FWIW, I'm partially split. I generally prefer sans-serif overall - have for decades. I think I slightly prefer serif for some printed material visually, but... when I actually have to engage and read it, for long periods, I think I tend to opt for sans-serif. Noticed this on my kindle years ago, and kindle reader now - I usually swap to sans-serif options (I think it's been my default for a while).
I think Calibri is arguably a better font, to me the bigger issue is the commercial license used in govt works.
The wild thing is that even if you don’t respect the switch to Calibri on the grounds that it doesn’t really benefit anyone and is therefore wasted effort for little or no gain, the decision to switch back is a decision to double that wasted effort.
That said, it’s clear from the daring fireball story linked in the thread that this is being super overblown and Rubio isn’t really making an argument that Calibri is wasting money. This is an arbitrary decision.
https://daringfireball.net/2025/12/full_text_of_marco_rubio_...
of course simply comparing years without a control we have no way of knowing the effect of the change (well, if we were to look at the previous years at least we could see if this 145K difference was somehow significant or not)
Sadly way more informative than our traditional outlets.
https://www.theatlantic.com/ideas/archive/2018/10/the-cruelt...
This particular thing was not all that common between Presidents who succeed normally by election. I think the most recent was Robert Gates serving as SecDef across the Bush II/Obama transition, before that there were five kept across the Reagan/Bush I transition, and no more in the post-WWII period.
(It’s true that the pettiness level in this Administration is unprecedented, but this is not a valid example.)
It's so utterly juvenile and unprofessional. The kind of thing a petulant twelve year-old does for attention.
Which is stupid, of course, especially considering that sans-serif fonts improve readability on screens for most people, not for a minority.
EDIT: extraneous "don't" in the middle of a sentence
There's no end game in particular.
https://www.theatlantic.com/ideas/archive/2018/10/the-cruelt...
I guess people like to stay asleep.
Will be a rough awakening
I used to believe that people would wake up, but that does not seem to be what happens. They are just herded around by the next dog that comes along.
If I say I bought a yellow car, nobody cares. If I say I bought a yellow car to troll the libtards, now everybody is mad even though what I said makes no sense and it all has little consequence anyway.
Was the switch to Calibri in 2023 also a waste of time and money, or are font switches only bad when the Trump administration does them?

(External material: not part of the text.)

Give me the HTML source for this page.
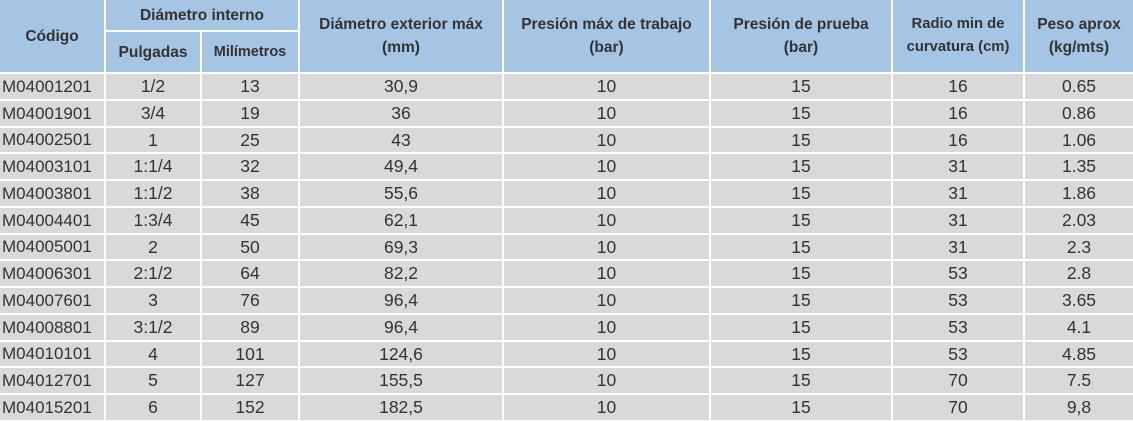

> A cable dated December 9 sent to all U.S. diplomatic posts said that typography shapes the professionalism of an official document and Calibri is informal compared to serif typefaces. > "To restore decorum and professionalism to the Department’s written work products and abolish yet another wasteful DEIA program, the Department is returning to Times New Roman as its standard typeface," the cable said.
I don't read that purely as an "anti-woke" move, why did Reuters only highlight that part and not the bit about professionalism? I do indeed agree that serifs look more authoritative.
The _second paragraph_ of TFA gives a reason for the introduction. Please explain how you came to the conclusion that the change was arbitrary.
I get that people’s biases make accepting reality difficult, but this will all end poorly if you can’t even just be objective on basic things like it being detrimental for one single department of the federal government to arbitrarily change rather significant things like the official font, even worn text, communication is the primary work product and format.
Why did you ignore all the other aspects and simply latch onto something you thought was a loophole because you cannot objectively adapt a relevant definition?
This is not reddit. You should have higher standards for yourself.
Given the complete absence of either in the current administration, this is clearly not the real reason. So “woke” is the only explanation left.
Associating TNR with authoritarianism would not even be historically accurate, because many authoritarians pushed to simplify writing (Third Reich, Soviets, CCP); if anything, TNR looks _conservative_, which is probably the look that Rubio is going for.
https://daringfireball.net/misc/2025/12/state-department-ret...
I don't usually go back to comments from seven days ago, but I missed the full memo being on DF. The sideswipe at the previous administration is childish, sure. But the way in which Reuters has portrayed this memo is even more shocking to me after reading it. Holy culture war partisanship, batman.
What a waste of government time and spending.